(Task goal): Copy out each line of the material below that holds the string "this".

[Records excerpted from a collection]

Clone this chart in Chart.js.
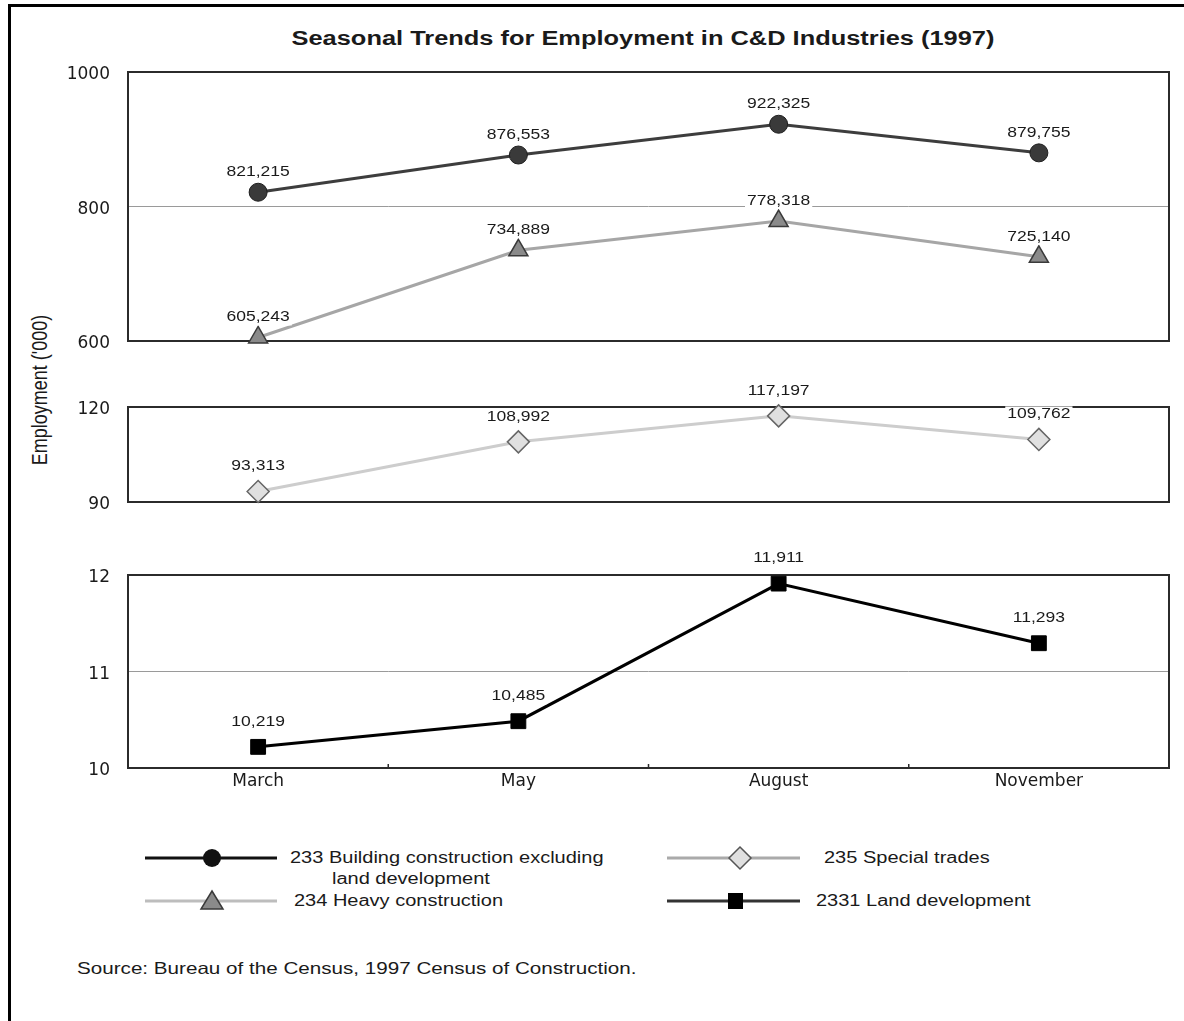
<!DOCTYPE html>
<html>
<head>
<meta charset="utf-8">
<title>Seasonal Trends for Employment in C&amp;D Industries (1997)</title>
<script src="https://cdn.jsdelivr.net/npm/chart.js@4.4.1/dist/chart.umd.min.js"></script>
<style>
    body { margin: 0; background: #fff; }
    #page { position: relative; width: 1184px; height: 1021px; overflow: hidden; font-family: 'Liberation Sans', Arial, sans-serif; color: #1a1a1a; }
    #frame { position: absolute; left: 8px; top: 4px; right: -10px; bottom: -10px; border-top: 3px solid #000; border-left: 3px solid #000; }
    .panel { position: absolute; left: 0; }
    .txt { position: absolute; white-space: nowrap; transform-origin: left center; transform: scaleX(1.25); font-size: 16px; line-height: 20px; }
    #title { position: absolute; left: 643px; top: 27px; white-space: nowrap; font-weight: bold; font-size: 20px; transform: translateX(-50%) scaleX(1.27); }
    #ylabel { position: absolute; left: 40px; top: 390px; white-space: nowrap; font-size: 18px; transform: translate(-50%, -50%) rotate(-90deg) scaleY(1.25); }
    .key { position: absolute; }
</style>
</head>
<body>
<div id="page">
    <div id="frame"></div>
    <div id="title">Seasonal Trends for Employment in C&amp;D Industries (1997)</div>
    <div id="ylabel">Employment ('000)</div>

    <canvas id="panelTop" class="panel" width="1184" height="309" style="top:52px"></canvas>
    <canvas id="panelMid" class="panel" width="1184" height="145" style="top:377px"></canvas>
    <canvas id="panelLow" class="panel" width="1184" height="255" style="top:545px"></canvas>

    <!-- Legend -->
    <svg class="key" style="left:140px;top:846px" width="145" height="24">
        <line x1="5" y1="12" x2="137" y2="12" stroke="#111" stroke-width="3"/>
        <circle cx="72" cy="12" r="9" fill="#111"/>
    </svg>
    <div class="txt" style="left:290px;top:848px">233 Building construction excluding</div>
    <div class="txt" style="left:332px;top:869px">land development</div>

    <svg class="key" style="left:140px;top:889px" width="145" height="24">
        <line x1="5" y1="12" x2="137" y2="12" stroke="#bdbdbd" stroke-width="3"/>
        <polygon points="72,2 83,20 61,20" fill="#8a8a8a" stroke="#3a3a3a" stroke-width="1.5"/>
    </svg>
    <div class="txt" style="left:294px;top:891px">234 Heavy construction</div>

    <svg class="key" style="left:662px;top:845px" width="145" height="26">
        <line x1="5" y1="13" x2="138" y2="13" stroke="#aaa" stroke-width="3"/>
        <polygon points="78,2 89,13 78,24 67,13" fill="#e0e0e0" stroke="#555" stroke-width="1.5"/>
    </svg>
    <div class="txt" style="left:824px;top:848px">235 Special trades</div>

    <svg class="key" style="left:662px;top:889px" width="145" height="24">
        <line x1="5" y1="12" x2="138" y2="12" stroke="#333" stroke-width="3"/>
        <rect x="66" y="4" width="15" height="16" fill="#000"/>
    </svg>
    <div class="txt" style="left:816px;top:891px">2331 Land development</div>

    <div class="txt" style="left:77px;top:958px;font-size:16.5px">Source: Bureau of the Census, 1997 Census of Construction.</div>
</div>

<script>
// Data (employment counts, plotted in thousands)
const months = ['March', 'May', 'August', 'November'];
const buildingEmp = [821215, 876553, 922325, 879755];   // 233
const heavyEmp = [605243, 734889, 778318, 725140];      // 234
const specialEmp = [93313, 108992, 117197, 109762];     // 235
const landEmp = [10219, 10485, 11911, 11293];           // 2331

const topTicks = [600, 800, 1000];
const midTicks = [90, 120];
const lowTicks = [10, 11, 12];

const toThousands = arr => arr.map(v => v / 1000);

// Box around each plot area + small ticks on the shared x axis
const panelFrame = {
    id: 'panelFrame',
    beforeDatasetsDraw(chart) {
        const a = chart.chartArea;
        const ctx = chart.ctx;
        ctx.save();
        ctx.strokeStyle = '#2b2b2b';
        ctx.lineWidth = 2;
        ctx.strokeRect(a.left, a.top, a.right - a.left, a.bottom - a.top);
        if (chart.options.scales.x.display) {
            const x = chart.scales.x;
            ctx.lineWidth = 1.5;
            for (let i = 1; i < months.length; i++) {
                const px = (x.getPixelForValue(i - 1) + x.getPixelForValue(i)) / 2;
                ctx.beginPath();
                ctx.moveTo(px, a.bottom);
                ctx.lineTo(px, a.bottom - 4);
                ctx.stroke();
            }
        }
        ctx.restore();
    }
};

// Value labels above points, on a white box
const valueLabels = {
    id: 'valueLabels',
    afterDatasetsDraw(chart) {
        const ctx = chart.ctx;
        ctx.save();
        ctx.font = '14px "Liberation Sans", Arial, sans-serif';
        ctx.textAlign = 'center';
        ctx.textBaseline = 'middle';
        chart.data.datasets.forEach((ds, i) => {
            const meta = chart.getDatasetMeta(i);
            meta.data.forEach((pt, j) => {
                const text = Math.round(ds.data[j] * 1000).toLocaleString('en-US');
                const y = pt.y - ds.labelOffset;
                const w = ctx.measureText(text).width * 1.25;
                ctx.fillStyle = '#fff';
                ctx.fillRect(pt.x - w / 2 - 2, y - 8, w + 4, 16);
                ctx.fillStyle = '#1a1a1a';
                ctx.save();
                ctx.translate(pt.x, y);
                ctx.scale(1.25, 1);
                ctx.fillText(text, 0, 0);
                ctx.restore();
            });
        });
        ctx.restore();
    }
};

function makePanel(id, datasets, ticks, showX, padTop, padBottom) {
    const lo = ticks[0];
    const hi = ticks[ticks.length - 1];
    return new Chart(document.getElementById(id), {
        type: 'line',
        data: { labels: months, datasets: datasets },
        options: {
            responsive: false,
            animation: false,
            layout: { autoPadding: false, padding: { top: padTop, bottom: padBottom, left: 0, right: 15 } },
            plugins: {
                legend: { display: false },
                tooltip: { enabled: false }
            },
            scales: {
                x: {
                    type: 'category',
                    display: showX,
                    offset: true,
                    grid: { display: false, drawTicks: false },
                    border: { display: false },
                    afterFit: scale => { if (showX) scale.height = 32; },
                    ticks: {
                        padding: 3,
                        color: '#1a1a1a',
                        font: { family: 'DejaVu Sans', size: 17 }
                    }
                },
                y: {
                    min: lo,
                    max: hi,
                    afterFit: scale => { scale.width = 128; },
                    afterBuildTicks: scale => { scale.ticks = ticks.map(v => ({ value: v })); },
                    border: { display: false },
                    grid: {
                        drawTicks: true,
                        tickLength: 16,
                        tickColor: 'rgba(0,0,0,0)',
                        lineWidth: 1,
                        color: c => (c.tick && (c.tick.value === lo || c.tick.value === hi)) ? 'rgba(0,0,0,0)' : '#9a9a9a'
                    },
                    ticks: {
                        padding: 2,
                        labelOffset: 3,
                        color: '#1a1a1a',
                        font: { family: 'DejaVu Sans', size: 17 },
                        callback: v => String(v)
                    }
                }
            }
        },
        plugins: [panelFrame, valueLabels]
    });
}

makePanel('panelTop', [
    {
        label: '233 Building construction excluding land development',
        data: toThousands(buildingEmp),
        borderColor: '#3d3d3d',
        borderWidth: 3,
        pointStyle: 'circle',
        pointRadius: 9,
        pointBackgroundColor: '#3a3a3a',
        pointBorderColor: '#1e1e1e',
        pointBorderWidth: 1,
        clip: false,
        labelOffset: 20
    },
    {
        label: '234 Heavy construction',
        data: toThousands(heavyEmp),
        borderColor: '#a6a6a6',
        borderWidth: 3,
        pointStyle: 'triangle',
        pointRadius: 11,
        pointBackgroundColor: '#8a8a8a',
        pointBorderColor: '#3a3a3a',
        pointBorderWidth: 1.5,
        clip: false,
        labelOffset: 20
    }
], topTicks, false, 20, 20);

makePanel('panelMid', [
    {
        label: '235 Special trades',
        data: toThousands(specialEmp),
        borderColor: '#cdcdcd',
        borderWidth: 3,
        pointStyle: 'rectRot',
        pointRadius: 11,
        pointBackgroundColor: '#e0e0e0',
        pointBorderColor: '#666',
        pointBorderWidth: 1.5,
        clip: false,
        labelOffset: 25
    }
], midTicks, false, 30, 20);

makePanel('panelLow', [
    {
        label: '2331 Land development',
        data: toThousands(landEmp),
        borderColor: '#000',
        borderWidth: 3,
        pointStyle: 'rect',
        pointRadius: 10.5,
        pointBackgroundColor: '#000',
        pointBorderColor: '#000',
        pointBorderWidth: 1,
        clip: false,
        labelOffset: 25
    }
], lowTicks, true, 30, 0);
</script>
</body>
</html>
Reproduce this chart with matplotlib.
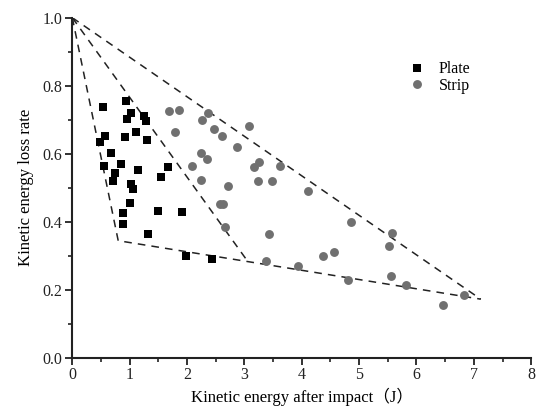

(Solved problem):
Clone this chart in Chart.js.
Reproduce this chart with matplotlib.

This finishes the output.